The Central Limit Theorem states that if \(X_1, X_2, ..., X_m\) are random samples from a distribution (any distribution) with mean \(\mu\) and finite variance \(\sigma^2\), and the sample mean is \(\bar{X}\), then, as m grows large, \(\bar{X}\) converges in distribution to a Normal distribution with mean \(\mu\) and standard deviation \(\sqrt{\sigma^2 /m}\).

In other words, for large values of m (large sample sizes), we can treat the average of our sample as being drawn from \(N(\mu,\sigma^2/m)\).

How can we verify this to be true? Well, one way to do this is to pretend (simulate) we have many sample sets, each composed of a large number of samples, compute their sample mean, and look at the histogram over all the sample means. If the CLT holds, that histogram should look very similar to a Normal distribution. Let’s try that here!

We’ll begin with a binomial distribution as our initial “sampling” distribution. We can, for example, draw \(m=100\) values from a binomial distribution with parameters \([p=0.7,n=5]\), and then compute their mean:

m <- 100 # sample size
p <- 0.7 # binomial success parameter
n <- 5 # binomial size parameter
samp1 <- rbinom(m,n,p)  # simulation
mean1 <- mean(samp1) # sample average

The CLT theorem is a statement about multiple means from multiple samples, so let’s repeat the above exercise 1,000 times:

allmeans <- sapply(seq(1,1000), function(i){mean(rbinom(m,n,p))})
hist(allmeans,freq=FALSE,main="Histogram of sample means")

The CLT states that this distribution should be very close to a Normal distribution with mean \(\mu = np = 5*0.7 = 3.5\) and \(\sigma^2 = (np(1-p))/m = 5*0.7*0.3/100 = 0.0105\). Let’s verify that:

hist(allmeans,freq=FALSE,main="Histogram of sample means") # Histogram of sample means
mu <- n*p # mean of Normal distribution under the CLT
var <- n*p*(1-p)/m # variance of Normal distribution under the CLT
sd <- sqrt(var) # standard deviation of Normal distribution under the CLT
curve(dnorm(x,mean=mu,sd=sd),from=-5,to=5,n=5000,add=TRUE,col="red") # Normal distribution

Exercise: Repeat the exercise above but instead of a binomial distribution, use a Poisson distribution with parameter \(\lambda=5\) (considering what the mean and variance of the corresponding Normal distribution should be).

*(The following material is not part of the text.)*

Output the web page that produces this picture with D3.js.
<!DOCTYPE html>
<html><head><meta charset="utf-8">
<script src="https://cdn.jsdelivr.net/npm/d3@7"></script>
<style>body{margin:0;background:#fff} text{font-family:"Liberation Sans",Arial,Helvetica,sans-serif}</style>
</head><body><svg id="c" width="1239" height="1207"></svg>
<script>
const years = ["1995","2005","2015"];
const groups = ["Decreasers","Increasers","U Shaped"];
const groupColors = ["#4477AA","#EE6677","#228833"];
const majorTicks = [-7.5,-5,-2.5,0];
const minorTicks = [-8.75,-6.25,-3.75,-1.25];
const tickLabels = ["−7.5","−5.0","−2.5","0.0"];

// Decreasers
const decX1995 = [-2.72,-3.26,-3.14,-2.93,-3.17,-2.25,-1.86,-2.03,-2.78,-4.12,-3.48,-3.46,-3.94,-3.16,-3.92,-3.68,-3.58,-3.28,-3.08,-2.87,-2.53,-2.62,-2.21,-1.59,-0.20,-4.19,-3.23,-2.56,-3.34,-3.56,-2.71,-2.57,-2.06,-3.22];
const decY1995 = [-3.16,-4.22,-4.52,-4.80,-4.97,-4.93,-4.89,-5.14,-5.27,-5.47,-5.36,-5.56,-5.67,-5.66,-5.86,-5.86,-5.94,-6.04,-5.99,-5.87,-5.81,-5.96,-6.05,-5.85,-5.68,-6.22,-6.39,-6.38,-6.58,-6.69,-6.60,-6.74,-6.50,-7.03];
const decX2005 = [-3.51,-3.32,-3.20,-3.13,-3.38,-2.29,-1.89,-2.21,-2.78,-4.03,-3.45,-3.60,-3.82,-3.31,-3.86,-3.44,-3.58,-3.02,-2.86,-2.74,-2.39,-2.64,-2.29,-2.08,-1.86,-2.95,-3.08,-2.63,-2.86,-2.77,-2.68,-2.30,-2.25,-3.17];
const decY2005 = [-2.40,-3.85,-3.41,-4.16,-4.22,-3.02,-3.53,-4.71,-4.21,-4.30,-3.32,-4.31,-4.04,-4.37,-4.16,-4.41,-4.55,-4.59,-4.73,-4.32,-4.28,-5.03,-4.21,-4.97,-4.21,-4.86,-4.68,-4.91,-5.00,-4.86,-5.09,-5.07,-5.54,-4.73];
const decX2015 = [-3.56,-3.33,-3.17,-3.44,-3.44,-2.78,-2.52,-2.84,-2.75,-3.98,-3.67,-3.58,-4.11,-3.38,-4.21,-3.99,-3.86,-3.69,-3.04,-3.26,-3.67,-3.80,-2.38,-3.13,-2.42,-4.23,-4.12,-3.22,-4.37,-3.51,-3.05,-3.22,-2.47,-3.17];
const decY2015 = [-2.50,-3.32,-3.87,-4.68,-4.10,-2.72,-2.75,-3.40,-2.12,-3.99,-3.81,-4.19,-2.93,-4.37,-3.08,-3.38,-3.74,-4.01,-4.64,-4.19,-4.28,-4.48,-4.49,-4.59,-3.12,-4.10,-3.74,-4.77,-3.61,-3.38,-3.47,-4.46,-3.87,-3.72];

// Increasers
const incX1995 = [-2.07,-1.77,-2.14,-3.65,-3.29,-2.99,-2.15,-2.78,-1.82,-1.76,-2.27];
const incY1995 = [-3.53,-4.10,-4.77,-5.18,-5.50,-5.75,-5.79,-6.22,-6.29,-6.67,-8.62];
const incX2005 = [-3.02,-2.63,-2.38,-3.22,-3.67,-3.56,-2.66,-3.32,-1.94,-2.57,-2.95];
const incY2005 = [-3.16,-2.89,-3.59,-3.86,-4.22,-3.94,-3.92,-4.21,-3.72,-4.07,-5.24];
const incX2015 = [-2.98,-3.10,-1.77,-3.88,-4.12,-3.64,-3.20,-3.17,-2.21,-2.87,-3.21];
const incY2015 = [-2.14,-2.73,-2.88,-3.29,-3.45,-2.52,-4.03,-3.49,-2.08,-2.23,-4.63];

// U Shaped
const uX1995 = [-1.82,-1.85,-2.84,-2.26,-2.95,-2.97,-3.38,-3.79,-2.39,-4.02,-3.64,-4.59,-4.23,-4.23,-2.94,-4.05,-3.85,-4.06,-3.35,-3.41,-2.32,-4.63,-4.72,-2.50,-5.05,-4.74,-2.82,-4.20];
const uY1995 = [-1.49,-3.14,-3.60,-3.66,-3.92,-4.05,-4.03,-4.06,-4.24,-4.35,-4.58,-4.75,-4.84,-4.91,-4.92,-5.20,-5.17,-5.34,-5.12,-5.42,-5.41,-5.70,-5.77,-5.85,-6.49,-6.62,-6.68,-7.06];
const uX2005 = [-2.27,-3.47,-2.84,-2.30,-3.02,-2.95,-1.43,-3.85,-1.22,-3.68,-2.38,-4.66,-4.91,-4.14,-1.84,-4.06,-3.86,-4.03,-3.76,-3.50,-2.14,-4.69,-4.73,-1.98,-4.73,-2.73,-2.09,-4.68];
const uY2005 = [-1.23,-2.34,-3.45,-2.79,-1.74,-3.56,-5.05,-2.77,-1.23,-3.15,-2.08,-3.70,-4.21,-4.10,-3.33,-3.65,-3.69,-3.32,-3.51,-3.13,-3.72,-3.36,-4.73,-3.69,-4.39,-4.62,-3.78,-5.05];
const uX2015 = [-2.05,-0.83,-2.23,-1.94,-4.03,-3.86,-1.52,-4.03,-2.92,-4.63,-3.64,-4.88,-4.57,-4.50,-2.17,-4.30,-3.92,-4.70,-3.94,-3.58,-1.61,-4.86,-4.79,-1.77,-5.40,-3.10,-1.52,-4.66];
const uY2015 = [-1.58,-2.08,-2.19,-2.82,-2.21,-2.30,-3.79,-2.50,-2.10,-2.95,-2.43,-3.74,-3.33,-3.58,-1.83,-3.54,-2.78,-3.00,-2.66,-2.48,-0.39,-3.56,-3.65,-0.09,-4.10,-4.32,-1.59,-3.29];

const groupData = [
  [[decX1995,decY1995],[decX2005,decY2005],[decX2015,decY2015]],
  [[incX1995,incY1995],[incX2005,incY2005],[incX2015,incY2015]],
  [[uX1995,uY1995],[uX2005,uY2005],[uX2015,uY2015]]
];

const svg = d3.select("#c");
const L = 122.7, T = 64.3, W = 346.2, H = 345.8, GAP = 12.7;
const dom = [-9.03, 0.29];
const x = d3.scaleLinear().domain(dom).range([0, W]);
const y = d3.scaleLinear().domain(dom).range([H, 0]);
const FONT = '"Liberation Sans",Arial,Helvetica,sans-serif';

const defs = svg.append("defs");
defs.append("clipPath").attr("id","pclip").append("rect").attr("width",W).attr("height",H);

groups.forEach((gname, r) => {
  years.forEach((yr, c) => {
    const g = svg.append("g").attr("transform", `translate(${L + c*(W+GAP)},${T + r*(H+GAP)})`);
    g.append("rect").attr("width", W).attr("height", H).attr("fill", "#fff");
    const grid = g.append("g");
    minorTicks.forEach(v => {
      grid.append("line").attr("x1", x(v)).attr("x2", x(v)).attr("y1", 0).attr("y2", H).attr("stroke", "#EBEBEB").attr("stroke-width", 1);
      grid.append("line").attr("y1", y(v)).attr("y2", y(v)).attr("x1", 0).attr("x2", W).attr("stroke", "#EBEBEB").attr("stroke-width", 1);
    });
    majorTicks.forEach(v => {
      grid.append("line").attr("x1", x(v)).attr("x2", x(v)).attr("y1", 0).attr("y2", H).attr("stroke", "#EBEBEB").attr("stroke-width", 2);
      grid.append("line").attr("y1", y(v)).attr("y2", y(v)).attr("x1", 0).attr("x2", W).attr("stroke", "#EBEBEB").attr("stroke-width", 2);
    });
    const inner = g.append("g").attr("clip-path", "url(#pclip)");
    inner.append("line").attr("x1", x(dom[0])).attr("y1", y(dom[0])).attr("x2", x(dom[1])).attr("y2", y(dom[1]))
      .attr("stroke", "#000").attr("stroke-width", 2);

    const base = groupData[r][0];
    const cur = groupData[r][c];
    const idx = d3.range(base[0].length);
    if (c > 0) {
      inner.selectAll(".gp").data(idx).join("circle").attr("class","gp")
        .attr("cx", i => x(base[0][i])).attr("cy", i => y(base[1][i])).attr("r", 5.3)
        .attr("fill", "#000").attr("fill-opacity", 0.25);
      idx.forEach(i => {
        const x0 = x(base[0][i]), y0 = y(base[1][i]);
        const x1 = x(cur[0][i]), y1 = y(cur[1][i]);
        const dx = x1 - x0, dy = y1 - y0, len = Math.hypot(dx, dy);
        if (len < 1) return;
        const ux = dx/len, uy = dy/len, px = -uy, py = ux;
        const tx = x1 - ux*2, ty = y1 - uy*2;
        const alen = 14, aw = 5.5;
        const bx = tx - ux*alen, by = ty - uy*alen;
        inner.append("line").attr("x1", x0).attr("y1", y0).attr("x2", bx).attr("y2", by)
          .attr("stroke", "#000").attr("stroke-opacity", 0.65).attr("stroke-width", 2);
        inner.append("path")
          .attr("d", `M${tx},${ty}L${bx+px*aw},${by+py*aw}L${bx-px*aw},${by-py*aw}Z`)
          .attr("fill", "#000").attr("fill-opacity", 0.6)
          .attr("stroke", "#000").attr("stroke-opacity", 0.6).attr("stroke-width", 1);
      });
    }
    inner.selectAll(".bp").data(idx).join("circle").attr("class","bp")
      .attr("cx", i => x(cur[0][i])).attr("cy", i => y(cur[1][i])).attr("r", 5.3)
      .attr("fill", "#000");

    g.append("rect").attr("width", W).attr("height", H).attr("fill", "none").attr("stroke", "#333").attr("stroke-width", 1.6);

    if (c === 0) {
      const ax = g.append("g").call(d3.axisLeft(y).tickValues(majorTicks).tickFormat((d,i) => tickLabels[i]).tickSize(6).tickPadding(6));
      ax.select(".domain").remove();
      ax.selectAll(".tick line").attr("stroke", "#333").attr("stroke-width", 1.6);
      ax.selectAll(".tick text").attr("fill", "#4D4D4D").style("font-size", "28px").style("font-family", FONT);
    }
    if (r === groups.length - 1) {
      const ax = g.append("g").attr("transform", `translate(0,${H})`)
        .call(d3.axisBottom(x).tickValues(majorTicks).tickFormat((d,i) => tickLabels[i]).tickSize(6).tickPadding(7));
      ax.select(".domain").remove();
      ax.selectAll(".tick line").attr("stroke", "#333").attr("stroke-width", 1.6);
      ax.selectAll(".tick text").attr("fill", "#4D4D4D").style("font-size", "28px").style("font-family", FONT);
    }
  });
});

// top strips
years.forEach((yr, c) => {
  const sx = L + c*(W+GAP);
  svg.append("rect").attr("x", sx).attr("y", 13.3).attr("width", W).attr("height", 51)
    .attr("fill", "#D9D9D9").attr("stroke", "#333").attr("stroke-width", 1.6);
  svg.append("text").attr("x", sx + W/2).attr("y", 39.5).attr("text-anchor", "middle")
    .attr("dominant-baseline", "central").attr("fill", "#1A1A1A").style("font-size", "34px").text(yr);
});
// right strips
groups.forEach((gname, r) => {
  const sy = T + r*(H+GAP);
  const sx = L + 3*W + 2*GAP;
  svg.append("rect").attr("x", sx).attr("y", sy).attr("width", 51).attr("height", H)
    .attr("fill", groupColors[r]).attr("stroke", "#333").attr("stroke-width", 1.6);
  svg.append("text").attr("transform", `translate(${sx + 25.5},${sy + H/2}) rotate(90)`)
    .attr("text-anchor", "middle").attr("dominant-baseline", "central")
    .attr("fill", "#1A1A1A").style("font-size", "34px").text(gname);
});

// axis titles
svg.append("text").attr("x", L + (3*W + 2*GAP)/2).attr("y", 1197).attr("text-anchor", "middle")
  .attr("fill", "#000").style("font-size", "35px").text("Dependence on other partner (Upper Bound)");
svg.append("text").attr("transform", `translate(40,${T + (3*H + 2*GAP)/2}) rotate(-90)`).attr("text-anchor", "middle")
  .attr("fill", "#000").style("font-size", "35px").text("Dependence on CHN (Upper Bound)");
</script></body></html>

Exercise: Repeat the exercise above but instead of a binomial distribution, use a Geometric distribution with parameter \(p=0.8\) (considering what the mean and variance of the corresponding Normal distribution should be).

Note: if you know a priori that \(X_1, X_2, ..., X_m\) are independent draws from a \(Normal(\mu,\sigma^2)\) distribution, then you don’t need to invoke the CLT: \(\bar{X}\) will be normally distributed with mean \(\mu\) and standard deviation \(\sqrt{\sigma^2 /m}\), even for low values of \(m\)!

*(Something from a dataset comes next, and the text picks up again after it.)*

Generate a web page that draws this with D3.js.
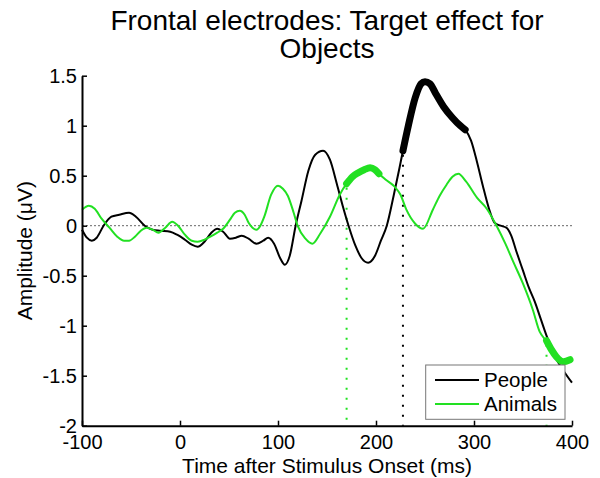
<!DOCTYPE html>
<html><head><meta charset="utf-8">
<script src="https://cdn.jsdelivr.net/npm/d3@7"></script>
<style>body{margin:0;background:#fff}svg{display:block;font-family:"Liberation Sans",Arial,sans-serif}</style>
</head><body>
<svg id="chart" width="600" height="478"></svg>
<script>
// ---- data ----
const titleLines = ["Frontal electrodes: Target effect for", "Objects"];
const xLabel = "Time after Stimulus Onset (ms)";
const yLabel = "Amplitude (\u03BCV)";
const seriesNames = ["People", "Animals"];
const xTicks = [-100, 0, 100, 200, 300, 400];
const yTicks = [1.5, 1, 0.5, 0, -0.5, -1, -1.5, -2];
const yTickLabels = ["1.5", "1", "0.5", "0", "-0.5", "-1", "-1.5", "-2"];

const peopleTime = [-100,-95,-90,-85,-78,-70,-62,-52,-45,-36,-28,-20,-10,-3,5,12,18,25,32,38,44,51,57,63,70,78,85,90,96,102,107,112,118,124,131,138,146,153,160,166,172,179,185,192,199,205,211,218,224,227.5,233,240,246,250,255,261,269,278,286,291,297,303,309,315,321,327,333,338,343,350,356,362,368,374,380,385,392,400];
const peopleAmp = [-0.04,-0.12,-0.15,-0.12,0.0,0.09,0.11,0.13,0.09,0.0,-0.04,-0.05,-0.06,-0.09,-0.14,-0.19,-0.21,-0.16,-0.07,-0.03,-0.06,-0.13,-0.12,-0.1,-0.13,-0.18,-0.15,-0.12,-0.18,-0.32,-0.39,-0.3,0.0,0.25,0.55,0.71,0.75,0.66,0.42,0.2,0.0,-0.2,-0.32,-0.37,-0.3,-0.15,0.0,0.3,0.58,0.75,1.0,1.28,1.42,1.44,1.42,1.32,1.19,1.08,1.0,0.96,0.85,0.64,0.4,0.18,0.03,0.0,-0.02,-0.1,-0.25,-0.45,-0.62,-0.76,-0.93,-1.1,-1.25,-1.35,-1.46,-1.57];

const animalsTime = [-100,-93,-87,-80,-72,-64,-57,-52,-46,-40,-34,-28,-22,-15,-8,-2,5,12,18,25,31,38,44,51,56,61,66,70,74,78,82,86,93,100,105,110,116,120,128,135,143,153,163,170,176,182,188,194,199,203,210,219,225,231,240,248,258,265,272,278,284,292,303,313,323,332,340,350,360,367,372,374,379,384,391,398];
const animalsAmp = [0.16,0.2,0.17,0.07,-0.02,-0.11,-0.15,-0.15,-0.11,-0.05,-0.02,-0.04,-0.07,-0.02,0.04,0.0,-0.09,-0.15,-0.16,-0.14,-0.11,-0.07,-0.03,0.06,0.13,0.15,0.11,0.03,-0.02,-0.04,0.0,0.09,0.31,0.4,0.37,0.3,0.13,0.0,-0.13,-0.18,-0.08,0.09,0.31,0.42,0.49,0.53,0.56,0.58,0.56,0.52,0.46,0.39,0.31,0.16,0.02,-0.03,0.16,0.3,0.41,0.49,0.52,0.44,0.28,0.17,0.0,-0.18,-0.36,-0.58,-0.84,-1.06,-1.13,-1.15,-1.24,-1.31,-1.36,-1.34];

// significant windows (thick segments) and onset markers (dotted verticals)
const peopleSig = [[227.5, 291]];
const animalsSig = [[170, 203], [374, 398]];
const peopleOnsets = [227.5];
const animalsOnsets = [170, 374];

// ---- drawing ----
const colors = ["#000000", "#22e022"];
const svg = d3.select("#chart");
const L = 82, R = 572, T = 75.7, B = 425.7;
const x = d3.scaleLinear().domain([-100, 400]).range([L, R]);
const y = d3.scaleLinear().domain([-2, 1.5]).range([B, T]);

const series = [
  {name: seriesNames[0], pts: peopleTime.map((t, i) => [t, peopleAmp[i]]), sig: peopleSig, on: peopleOnsets, color: colors[0]},
  {name: seriesNames[1], pts: animalsTime.map((t, i) => [t, animalsAmp[i]]), sig: animalsSig, on: animalsOnsets, color: colors[1]}
];

const line = d3.line().x(d => x(d[0])).y(d => y(d[1])).curve(d3.curveMonotoneX);

// zero line
svg.append("line").attr("x1", x(-100)).attr("x2", x(400)).attr("y1", y(0)).attr("y2", y(0))
  .attr("stroke", "#666").attr("stroke-width", 1).attr("stroke-dasharray", "2,2");

// dotted onset verticals
series.forEach(s => {
  s.on.forEach(t => {
    const p = s.pts.find(d => d[0] === t);
    svg.append("line").attr("x1", x(t)).attr("x2", x(t)).attr("y1", y(p[1]) + 4).attr("y2", y(-2))
      .attr("stroke", s.color).attr("stroke-width", 2).attr("stroke-dasharray", "2,8");
  });
});

// lines
series.forEach(s => {
  svg.append("path").attr("d", line(s.pts)).attr("fill", "none")
    .attr("stroke", s.color).attr("stroke-width", 2);
  s.sig.forEach(([a, b]) => {
    const seg = s.pts.filter(d => d[0] >= a && d[0] <= b);
    svg.append("path").attr("d", line(seg)).attr("fill", "none")
      .attr("stroke", s.color).attr("stroke-width", 7).attr("stroke-linecap", "round");
  });
});

// axes
const yAxis = d3.axisLeft(y).tickValues(yTicks).tickFormat((d, i) => yTickLabels[i])
  .tickSizeInner(-5).tickSizeOuter(0).tickPadding(5);
const gy = svg.append("g").attr("transform", `translate(${L},0)`).call(yAxis);
const xAxis = d3.axisBottom(x).tickValues(xTicks).tickFormat(d => String(d))
  .tickSizeInner(-5).tickSizeOuter(0).tickPadding(9);
const gx = svg.append("g").attr("transform", `translate(0,${B})`).call(xAxis);
[gx, gy].forEach(g => {
  g.select(".domain").attr("stroke", "#000").attr("stroke-width", 2);
  g.selectAll(".tick line").attr("stroke", "#000").attr("stroke-width", 1.5);
  g.selectAll(".tick text").attr("fill", "#000").style("font-size", "20px")
    .style("font-family", '"Liberation Sans",Arial,sans-serif');
});

// title
svg.append("text").attr("x", (L + R) / 2).attr("text-anchor", "middle")
  .style("font-size", "28px").attr("fill", "#000")
  .selectAll("tspan").data(titleLines).join("tspan")
  .attr("x", (L + R) / 2).attr("y", (d, i) => 30 + i * 28).text(d => d);

// axis labels
svg.append("text").attr("x", (L + R) / 2).attr("y", 472.5).attr("text-anchor", "middle")
  .style("font-size", "21px").attr("fill", "#000").text(xLabel);
svg.append("text").attr("transform", `translate(31.5,${(T + B) / 2}) rotate(-90)`)
  .attr("text-anchor", "middle").style("font-size", "21px").attr("fill", "#000").text(yLabel);

// legend
const lg = svg.append("g");
lg.append("rect").attr("x", 425.7).attr("y", 365).attr("width", 139.3).attr("height", 54.3)
  .attr("fill", "#fff").attr("stroke", "#777").attr("stroke-width", 1);
series.forEach((s, i) => {
  const yy = 380 + i * 24;
  lg.append("line").attr("x1", 435).attr("x2", 479).attr("y1", yy).attr("y2", yy)
    .attr("stroke", s.color).attr("stroke-width", 2);
  lg.append("text").attr("x", 484).attr("y", yy + 7).style("font-size", "20.5px")
    .attr("fill", "#000").text(s.name);
});
</script>
</body></html>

5.3 The exponential distribution

Previously, we simulated the quantity of buses that would randomly arrive at a station over a particular period of time (an hour), given that the rate of this process is constant. For this, we used the Poisson distribution with parameter \(\lambda\) equal to this rate. Using the same rate assumption, we can also model the waiting time until the next bus arrives, using the exponential distribution. Take a look at the help page for ?rexp.

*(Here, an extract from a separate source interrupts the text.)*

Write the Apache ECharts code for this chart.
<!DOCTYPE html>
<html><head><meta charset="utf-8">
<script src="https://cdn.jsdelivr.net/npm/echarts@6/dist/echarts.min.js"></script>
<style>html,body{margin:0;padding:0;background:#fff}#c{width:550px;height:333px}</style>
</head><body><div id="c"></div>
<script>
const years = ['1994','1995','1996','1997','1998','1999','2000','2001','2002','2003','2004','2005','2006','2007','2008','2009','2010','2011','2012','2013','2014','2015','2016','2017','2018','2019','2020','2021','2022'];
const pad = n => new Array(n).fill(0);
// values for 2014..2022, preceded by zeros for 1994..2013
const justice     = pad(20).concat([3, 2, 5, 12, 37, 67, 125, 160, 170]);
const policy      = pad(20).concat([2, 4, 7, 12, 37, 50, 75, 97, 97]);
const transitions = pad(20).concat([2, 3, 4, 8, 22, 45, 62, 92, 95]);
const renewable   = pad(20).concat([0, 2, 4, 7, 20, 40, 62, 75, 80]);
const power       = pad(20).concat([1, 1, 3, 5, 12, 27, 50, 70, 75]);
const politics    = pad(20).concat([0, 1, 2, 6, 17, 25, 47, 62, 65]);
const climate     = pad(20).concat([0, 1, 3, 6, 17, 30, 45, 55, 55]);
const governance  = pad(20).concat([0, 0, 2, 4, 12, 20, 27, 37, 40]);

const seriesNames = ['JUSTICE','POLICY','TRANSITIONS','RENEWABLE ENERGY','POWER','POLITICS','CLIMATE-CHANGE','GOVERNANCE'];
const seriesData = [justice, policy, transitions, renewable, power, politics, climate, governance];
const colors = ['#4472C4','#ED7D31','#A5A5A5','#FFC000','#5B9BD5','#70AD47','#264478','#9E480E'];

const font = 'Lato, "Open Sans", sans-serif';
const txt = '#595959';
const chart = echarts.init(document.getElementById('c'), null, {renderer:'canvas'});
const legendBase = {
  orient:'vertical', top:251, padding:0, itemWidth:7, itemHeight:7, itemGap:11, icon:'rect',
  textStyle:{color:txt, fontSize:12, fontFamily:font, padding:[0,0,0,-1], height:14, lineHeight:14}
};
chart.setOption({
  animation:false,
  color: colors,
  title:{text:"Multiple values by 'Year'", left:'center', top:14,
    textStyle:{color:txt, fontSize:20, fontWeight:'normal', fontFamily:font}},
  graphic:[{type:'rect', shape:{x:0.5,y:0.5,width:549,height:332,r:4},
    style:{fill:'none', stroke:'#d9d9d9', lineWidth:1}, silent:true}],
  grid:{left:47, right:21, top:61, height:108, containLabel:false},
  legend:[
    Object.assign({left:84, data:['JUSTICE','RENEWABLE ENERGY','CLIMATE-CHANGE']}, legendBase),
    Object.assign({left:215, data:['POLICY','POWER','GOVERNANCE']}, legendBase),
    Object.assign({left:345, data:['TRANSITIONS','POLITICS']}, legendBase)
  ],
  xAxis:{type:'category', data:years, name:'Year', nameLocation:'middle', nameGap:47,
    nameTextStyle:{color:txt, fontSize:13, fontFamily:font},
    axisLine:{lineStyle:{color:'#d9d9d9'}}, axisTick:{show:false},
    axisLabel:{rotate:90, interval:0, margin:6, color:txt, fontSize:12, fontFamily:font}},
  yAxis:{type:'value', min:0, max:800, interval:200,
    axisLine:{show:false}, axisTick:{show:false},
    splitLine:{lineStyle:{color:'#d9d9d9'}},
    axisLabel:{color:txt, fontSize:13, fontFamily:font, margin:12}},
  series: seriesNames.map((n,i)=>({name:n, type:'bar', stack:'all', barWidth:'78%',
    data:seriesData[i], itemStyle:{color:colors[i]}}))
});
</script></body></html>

Exercise: Buses arrive at a station at an average rate of 3 per hour. Using the rexp function, simulate 1,000 waiting times (in hours) of this random process, assuming the waiting time follows an exponential distribution. Create a histogram of these waiting times. Then, calculate their sample mean and compare it to the expected value of an exponential distribution with rate 3.

Exercise: I’ve arrived at a station. Assuming the same rate as above, use the pexp function to obtain the probability that I will have to wait less than 15 minutes till the next bus arrives.

Exercise: Assuming the same rate as above, use the pexp function to obtain the probability that I will have to wait more than 30 minutes till the next bus arrives.

Exercise: Assuming the same rate as above, use the pexp function to obtain the probability that I will have to wait between 33 and 48 minutes for the next bus to arrive.